The euro fell on Tuesday, reversing a climb to its highest against the dollar in more than two month, as European shares fell and investors reckoned its gains have been overdone before bank stress test results.

The euro retreated from $1.3029 hit on trading platform EBS as some investors questioned whether the single currency would sustain gains above $1.30 given that stress test results due on Friday may show weakness in euro zone financial institutions.

Poor demand at a Hungarian Treasury bill offer also stung the euro as it weighed on risk sentiment. In turn, the dollar was boosted across the board, recovering from Monday's fall against a currency basket on weak U.S. economic data.

We've seen risk appetite claw back a fair amount, and the market is questioning whether that move is valid, said Jane Foley, director of research at Forex.com.

There is a lot of better news priced into the euro, and ahead of the stress tests, it's probably gone a little too far. The market is taking some risk off the table.

By 1108 GMT, the euro EUR= traded 0.3 percent lower on the day at a session trough of $1.2903 as European shares .FTEU3 fell 0.5 percent. Traders saw support for the euro around the previous day's low of $1.2870.

Some in the market said the euro's losses accelerated after Hungary sold a smaller amount of three-month Treasury bills than originally planned.

This contrasted with auctions by Spain and Greece, which sold short-dated paper without incident, while Ireland managed to sell six- and 10-year debt -- albeit at higher yields -- a day after Moody's downgraded its sovereign rating.

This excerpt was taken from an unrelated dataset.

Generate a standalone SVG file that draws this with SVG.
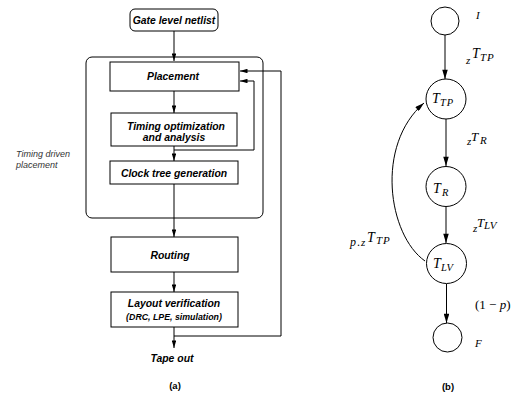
<svg xmlns="http://www.w3.org/2000/svg" width="520" height="400" viewBox="0 0 520 400">
<style>
.box{fill:#fff;stroke:#000;stroke-width:1}
.lbl{font-family:"Liberation Sans",Arial,sans-serif;font-weight:bold;font-style:italic;font-size:10.4px;fill:#000;text-anchor:middle}
.sm{font-size:8.8px}
.side{font-family:"Liberation Sans",Arial,sans-serif;font-style:italic;font-size:9px;fill:#333}
.cap{font-family:"Liberation Sans",Arial,sans-serif;font-weight:bold;font-size:9.5px;fill:#000;text-anchor:middle}
.c{fill:#fff;stroke:#000;stroke-width:1}
.m{font-family:"Liberation Serif","Times New Roman",serif;font-style:italic;fill:#000}
.r{font-family:"Liberation Serif","Times New Roman",serif;fill:#000}
.ln{fill:none;stroke:#000;stroke-width:1}
</style>
<defs>
<marker id="a" viewBox="0 0 10 6" refX="10" refY="3" markerWidth="8" markerHeight="4.5" markerUnits="userSpaceOnUse" orient="auto">
<path d="M0,0 L10,3 L0,6 Z" fill="#000"/>
</marker>
<marker id="b" viewBox="0 0 10 6" refX="10" refY="3" markerWidth="10" markerHeight="5.5" markerUnits="userSpaceOnUse" orient="auto">
<path d="M0,0 L10,3 L0,6 Z" fill="#000"/>
</marker>
</defs>

<!-- (a) flow -->
<g id="tdp">
<rect class="box" x="86" y="57" width="177" height="161" rx="6" fill="none"/>
<text class="side" x="16" y="157">Timing driven</text>
<text class="side" x="16" y="168">placement</text>
</g>
<g id="gate">
<rect class="box" x="130" y="9" width="88" height="22" rx="5"/>
<text class="lbl" x="174" y="24">Gate level netlist</text>
</g>
<g id="placement">
<rect class="box" x="110" y="62" width="129" height="29"/>
<text class="lbl" x="173" y="80">Placement</text>
</g>
<g id="timing">
<rect class="box" x="111" y="113" width="126" height="33"/>
<text class="lbl" x="176" y="130">Timing optimization</text>
<text class="lbl" x="174" y="141">and analysis</text>
</g>
<g id="clock">
<rect class="box" x="110" y="161" width="128" height="23"/>
<text class="lbl" x="174" y="177">Clock tree generation</text>
</g>
<g id="routing">
<rect class="box" x="111" y="237" width="127" height="35"/>
<text class="lbl" x="170" y="259">Routing</text>
</g>
<g id="layout">
<rect class="box" x="111" y="292" width="127" height="35"/>
<text class="lbl" x="174" y="307">Layout verification</text>
<text class="lbl sm" x="174" y="320">(DRC, LPE, simulation)</text>
</g>
<g id="tapeout">
<text class="lbl" x="172" y="362">Tape out</text>
</g>
<text class="cap" x="175" y="389">(a)</text>

<g id="connectors-a">
<path class="ln" d="M174,31 V61" marker-end="url(#a)"/>
<path class="ln" d="M174,91 V113" marker-end="url(#a)"/>
<path class="ln" d="M174,146 V161" marker-end="url(#a)"/>
<path class="ln" d="M174,150 H254 V81 H240" marker-end="url(#a)"/>
<path class="ln" d="M174,184 V237" marker-end="url(#a)"/>
<path class="ln" d="M174,272 V292" marker-end="url(#a)"/>
<path class="ln" d="M174,327 V348" marker-end="url(#a)"/>
<path class="ln" d="M174,336 H281 V71 H240" marker-end="url(#a)"/>
</g>

<!-- (b) graph -->
<g id="nI">
<circle class="c" cx="445" cy="21" r="14"/>
<text class="m" x="476" y="19" font-size="11">I</text>
</g>
<g id="nTTP">
<circle class="c" cx="446" cy="99" r="20"/>
<text class="m" x="432" y="103" font-size="14">T</text>
<text class="m" x="440" y="106" font-size="10.5" letter-spacing="1">TP</text>
</g>
<g id="nTR">
<circle class="c" cx="446" cy="186.5" r="20"/>
<text class="m" x="433" y="193" font-size="14">T</text>
<text class="m" x="442" y="196" font-size="10.5">R</text>
</g>
<g id="nTLV">
<circle class="c" cx="446.5" cy="263.5" r="20"/>
<text class="m" x="433" y="268" font-size="14">T</text>
<text class="m" x="441" y="271" font-size="10.5">LV</text>
</g>
<g id="nF">
<circle class="c" cx="447.5" cy="337.5" r="14.5"/>
<text class="m" x="475" y="347" font-size="11">F</text>
</g>

<g id="connectors-b">
<path class="ln" d="M445,35 V79" marker-end="url(#b)"/>
<path class="ln" d="M446,119 V166" marker-end="url(#b)"/>
<path class="ln" d="M446,207 V243" marker-end="url(#b)"/>
<path class="ln" d="M446.5,284 V323" marker-end="url(#b)"/>
<path class="ln" d="M425,261 C388,235 375,145 424,103" marker-end="url(#b)"/>
</g>

<g id="edge-labels">
<text class="m" x="466" y="64" font-size="11">z</text>
<text class="m" x="472" y="58" font-size="14">T</text>
<text class="m" x="480" y="61" font-size="11" letter-spacing="1">TP</text>

<text class="m" x="467" y="145" font-size="11">z</text>
<text class="m" x="471" y="141" font-size="13">T</text>
<text class="m" x="480" y="144" font-size="11">R</text>

<text class="m" x="473" y="232" font-size="11">z</text>
<text class="m" x="477" y="227" font-size="13">T</text>
<text class="m" x="484" y="229" font-size="11">LV</text>

<text class="m" x="350" y="246" font-size="12">p</text>
<text class="r" x="357" y="246" font-size="12">.</text>
<text class="m" x="361" y="246" font-size="11">z</text>
<text class="m" x="367" y="242" font-size="14">T</text>
<text class="m" x="376" y="244" font-size="11" letter-spacing="1">TP</text>

<text class="r" x="475" y="309" font-size="13">(1 − <tspan class="m">p</tspan>)</text>
</g>
<text class="cap" x="448" y="390">(b)</text>
</svg>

YEN NEAR 7-MTH HIGH VS DOLLAR

The dollar rose 0.1 percent to 86.83 yen JPY=, but stayed near a seven-month low of 86.27 hit on EBS on Friday. Yen strength has prompted market investors to consider how Japanese authorities may deal with a firmer currency.

Traders suspect they may not want to see the 85 yen level breached in a hurry, though many doubt Tokyo is ready to intervene at this point.

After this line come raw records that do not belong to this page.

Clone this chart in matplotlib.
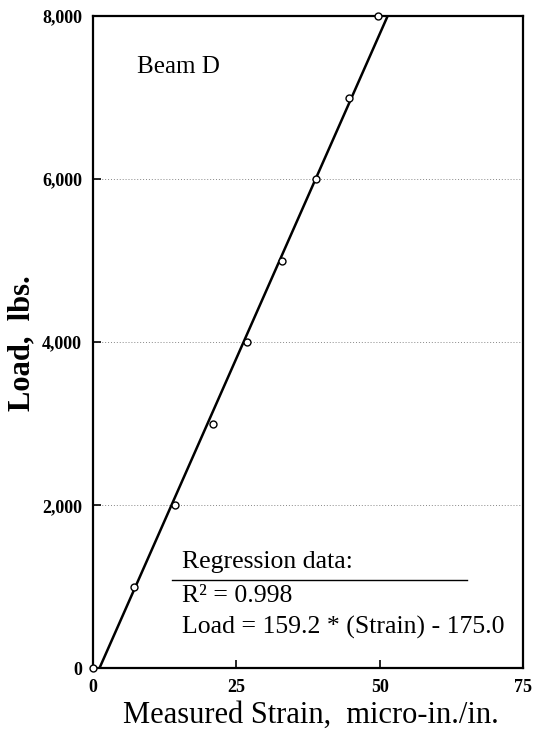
import numpy as np
import matplotlib
matplotlib.use('Agg')
from matplotlib import pyplot as plt

# measured data, Beam D
strain = [0, 7.2, 14.3, 20.9, 26.9, 33.0, 38.9, 44.7, 49.6]
load = [0, 1000, 2000, 3000, 4000, 5000, 6000, 7000, 8000]
slope = 159.2
intercept = -175.0
x_ticks = [0, 25, 50, 75]
y_ticks = [0, 2000, 4000, 6000, 8000]
y_labels = ['0', '2,000', '4,000', '6,000', '8,000']

plt.rcParams['font.family'] = ['Liberation Serif', 'DejaVu Serif']

fig = plt.figure(figsize=(5.35, 7.32), dpi=100)
ax = fig.add_axes([0.174, 0.087, 0.804, 0.891])

# regression line
xl = np.array([0, 75])
ax.plot(xl, slope * xl + intercept, color='black', lw=1.8, zorder=2)
ax.plot(strain, load, 'o', ms=5, mfc='white', mec='black', mew=1.0,
        zorder=3, clip_on=False)

ax.set_xlim(0, 75)
ax.set_ylim(0, 8000)
ax.set_xticks(x_ticks)
ax.set_yticks(y_ticks)
ax.set_yticklabels(y_labels)
for t in ax.get_xticklabels() + ax.get_yticklabels():
    t.set_fontweight('bold')
    t.set_fontsize(13)
ax.tick_params(direction='in', length=6, width=1.2, pad=8)
for s in ax.spines.values():
    s.set_linewidth(1.6)

for y in y_ticks[1:-1]:
    ax.axhline(y, color='#888888', lw=0.7, ls=(0, (1, 2)), zorder=1)

fig.text(22 / 535, 1 - 343 / 732, 'Load,  lbs.', fontsize=22, fontweight='bold',
         rotation=90, ha='center', va='center')
fig.text(311 / 535, 9 / 732, 'Measured Strain,  micro-in./in.', fontsize=22,
         ha='center', va='baseline')

ax.text(7.7, 7300, 'Beam D', fontsize=18, va='baseline')
ax.text(15.5, 1227, 'Regression data:', fontsize=18.5, va='baseline')
ax.plot([13.8, 65.2], [1080, 1080], color='black', lw=1.0, clip_on=False)
ax.text(15.5, 810, 'R² = 0.998', fontsize=18.5, va='baseline')
ax.text(15.5, 429, 'Load = 159.2 * (Strain) - 175.0', fontsize=18.5, va='baseline')

fig.savefig('out.png', dpi=100)
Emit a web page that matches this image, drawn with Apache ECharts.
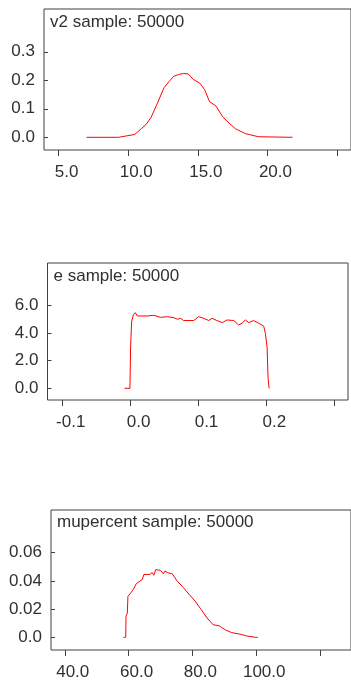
<!DOCTYPE html>
<html><head><meta charset="utf-8">
<script src="https://cdn.jsdelivr.net/npm/echarts@6/dist/echarts.min.js"></script>
<style>html,body{margin:0;padding:0;background:#fff}#c{width:351px;height:681px}</style>
</head><body><div id="c"></div>
<script>
// ---- data ----
const titles = ['v2 sample: 50000', 'e sample: 50000', 'mupercent sample: 50000'];

const v2X = [7.0, 9.3, 9.88, 10.47, 10.93, 11.28, 11.64, 12.1, 12.57, 12.92, 13.27, 13.6, 13.97, 14.32, 14.67, 15.14, 15.49, 15.84, 16.3, 16.78, 17.24, 17.7, 18.41, 19.35, 21.8];
const v2Y = [0, 0, 0.005, 0.01, 0.03, 0.045, 0.07, 0.12, 0.174, 0.195, 0.214, 0.22, 0.224, 0.222, 0.203, 0.19, 0.167, 0.125, 0.11, 0.072, 0.05, 0.03, 0.013, 0.002, 0];

const eX = [-0.009, -0.001, 0.0, 0.0015, 0.004, 0.007, 0.01, 0.025, 0.034, 0.044, 0.054, 0.064, 0.069, 0.074, 0.078, 0.093, 0.1, 0.108, 0.115, 0.12, 0.127, 0.135, 0.142, 0.152, 0.159, 0.164, 0.169, 0.174, 0.181, 0.189, 0.196, 0.1985, 0.201, 0.2025, 0.204];
const eY = [0, 0, 3.0, 4.8, 5.3, 5.47, 5.23, 5.23, 5.28, 5.13, 5.18, 5.1, 4.99, 5.06, 4.9, 4.9, 5.18, 5.06, 4.9, 5.06, 4.9, 4.75, 4.94, 4.9, 4.58, 4.7, 4.94, 4.75, 4.9, 4.7, 4.5, 3.98, 3.0, 0.72, 0];

const muX = [58.4, 59.1, 59.2, 59.6, 59.8, 60.5, 61.5, 62.4, 63.3, 64.3, 64.8, 66.7, 67.4, 67.9, 68.5, 70.0, 70.9, 71.4, 72.3, 73.7, 75.2, 77.1, 78.9, 80.8, 82.7, 84.6, 86.5, 88.4, 90.3, 92.2, 95.0, 96.9, 99.7, 100.5];
const muY = [0, 0, 0.015, 0.017, 0.029, 0.031, 0.034, 0.038, 0.0395, 0.041, 0.0446, 0.0446, 0.046, 0.044, 0.048, 0.0475, 0.045, 0.047, 0.0458, 0.045, 0.040, 0.0354, 0.0306, 0.0258, 0.0198, 0.0137, 0.0089, 0.0082, 0.0053, 0.0034, 0.0022, 0.001, 0, 0];

const v2XTicks = [5, 10, 15, 20, 25];
const v2XLabels = [5, 10, 15, 20];
const v2YTicks = [0, 0.1, 0.2, 0.3];
const eXTicks = [-0.1, 0, 0.1, 0.2, 0.3];
const eXLabels = [-0.1, 0, 0.1, 0.2];
const eYTicks = [0, 2, 4, 6];
const muXTicks = [40, 60, 80, 100, 120];
const muXLabels = [40, 60, 80, 100];
const muYTicks = [0, 0.02, 0.04, 0.06];

// ---- layout ----
const panels = [
  {x: v2X, y: v2Y, xt: v2XTicks, xl: v2XLabels, yt: v2YTicks, xfmt: v => v.toFixed(1), yfmt: v => v.toFixed(1),
   left: 44, top: 9, width: 313.6, height: 141, xmin: 3.95, xmax: 26.0, ymin: -0.0445, ymax: 0.45, titleTop: 14},
  {x: eX, y: eY, xt: eXTicks, xl: eXLabels, yt: eYTicks, xfmt: v => v.toFixed(1), yfmt: v => v.toFixed(1),
   left: 47.5, top: 263, width: 300.5, height: 137, xmin: -0.1224, xmax: 0.3202, ymin: -0.846, ymax: 9.06, titleTop: 267.5},
  {x: muX, y: muY, xt: muXTicks, xl: muXLabels, yt: muYTicks, xfmt: v => v.toFixed(1), yfmt: v => (v === 0 ? '0.0' : v.toFixed(2)),
   left: 51, top: 510, width: 327, height: 140, xmin: 35.69, xmax: 129.7, ymin: -0.009, ymax: 0.0903, titleTop: 513.5}
];

const FONT = '"Liberation Sans", Arial, sans-serif';
const AX = '#404040';
const TXT = '#303030';

const option = {
  animation: false,
  title: [], grid: [], xAxis: [], yAxis: [], series: []
};

panels.forEach((p, i) => {
  option.title.push({
    text: titles[i], left: p.left + 6, top: p.titleTop, padding: 0,
    textStyle: {fontFamily: FONT, fontSize: 17, fontWeight: 'normal', color: TXT}
  });
  option.grid.push({
    left: p.left, top: p.top, width: p.width, height: p.height,
    show: true, borderColor: AX, borderWidth: 1, backgroundColor: 'transparent', containLabel: false
  });
  option.xAxis.push({
    type: 'value', gridIndex: i, min: p.xmin, max: p.xmax, position: 'bottom',
    axisLine: {show: false, onZero: false}, splitLine: {show: false},
    axisTick: {show: true, inside: false, length: 6, lineStyle: {color: AX}, customValues: p.xt},
    axisLabel: {show: true, customValues: p.xl, formatter: p.xfmt, margin: 14, padding: [0, 0, 0, 16],
      fontFamily: FONT, fontSize: 17, color: TXT}
  });
  option.yAxis.push({
    type: 'value', gridIndex: i, min: p.ymin, max: p.ymax, position: 'left',
    axisLine: {show: false, onZero: false}, splitLine: {show: false},
    axisTick: {show: true, inside: true, length: 4, lineStyle: {color: AX}, customValues: p.yt},
    axisLabel: {show: true, customValues: p.yt, formatter: p.yfmt, margin: 9, padding: [3, 0, 0, 0],
      fontFamily: FONT, fontSize: 17, color: TXT}
  });
  option.series.push({
    type: 'line', xAxisIndex: i, yAxisIndex: i, showSymbol: false, symbol: 'none',
    lineStyle: {color: '#ff0000', width: 1}, itemStyle: {color: '#ff0000'},
    data: p.x.map((v, k) => [v, p.y[k]])
  });
});

const chart = echarts.init(document.getElementById('c'), null, {renderer: 'canvas'});
chart.setOption(option);
</script>
</body></html>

The dollar was down 0.1 percent against the Canadian dollar at C$1.0533. Markets expect the Bank of Canada to raise interest rates by 25 basis points on Tuesday.

The euro's winning streak paused after the single currency had capitalised on a run of weak U.S. data, the latest of which was a slide in July home builder confidence released on Monday.

Some in the market say results of European Union bank stress tests due out on Friday are expected to soothe market concerns about the region's banking system, but others speculate some banks will not pass the test.

Nationalised German lender Hypo Real Estate is expected to fail the test, a source familiar with the matter said on Monday.

Some analysts said that even if some banks failed the test, overall, the results would be positive for the euro on the view that signs of weakness would demonstrate the test's validity.

That would mean the test scenarios are working. If all of the banks passed, the market would say the tests were unrealistic, said Lutz Karpowitz, currency strategist at Commerzbank in Frankfurt.

But some analysts say the euro could be in for a buy on the rumour sell on the fact retreat after the stress test results, having risen nearly 10 percent from a four-year low against the dollar since June 7.

The market also awaited U.S. housing starts data for June after data on Monday showed the NAHB/Wells Fargo Housing Market index fell more than expected in July to its lowest level since April 2009.